Hmm. JBOD can be "very reliable", it all depends on you getting lucky and getting a good batch of drives. But if all you want is fast and as reliable as your luck-of-the-drive-pick can get you, $15K/TB is kinda high; with the $250/80GB EIDE drives, on $50/4-channel RAID 0/1/0+1 controllers, run in pure striping for JBOD, a TB would be just 3 controllers full, $3000 for the drives, plus $150 for the controllers, plus however much you need to spend for the boxes to hold 12 drives. It's easy to find systems that will hold 4 drives comfortably for really cheap, so perhaps that's 3 boxes/TB, easy to assemble for $2k/ea, $6k/TB. And if you decide you want better reliability, go to RAID 0+1 for $12k/TB.
I'd rather not have any IDE drives in my servers if I can help it (and Sun is foiling that plan with their IDE CD-ROM's!) ;-)
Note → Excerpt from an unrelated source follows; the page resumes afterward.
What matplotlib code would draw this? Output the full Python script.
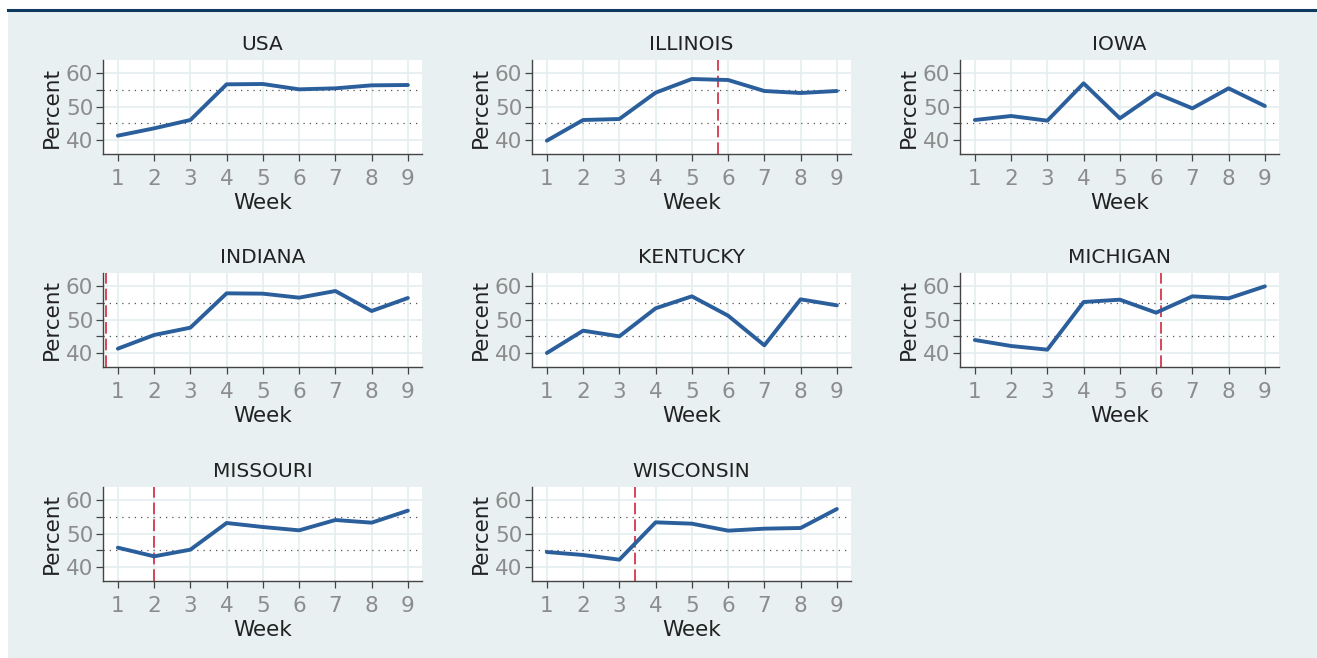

I dunno, I've long built systems with nothing but SCSI, but I think these new drives re-open the question anyway for cases where performance is simply not a concern. Sure, they'll be slow, but if speed doesn't matter, and you can do RAID 0+1 with hardware raid controllers for less than the cost of JBOD using SCSI, I think I'd probably build the boxes with EIDE.
Please everyone, before you climb all over me and pound me to a pulp, note that I'm not advocating such homebrew hacks as an alternative to the Netapp. The discussion seems to me to be marginally relevant on the toasters list just because it's good to periodically stick your head up and peer around at the whole surrounding landscape, to see where you lie on it. But there's little overlap between Netapps (medium expensive, but breathtakingly fast, reliable, and effortless to administer, maintain, and back up) and this sort of homebrew disk farm (really really cheap, not especially fast, more or less reliable depending on whether you mirror and the quality of pieces you get, very very manual and systems admin intensive to set up and maintain).
Of course, the downsides to the cheap solution, which define Netapp's singular franchize, aren't guaranteed to remain in place forever, but they certainly apply today.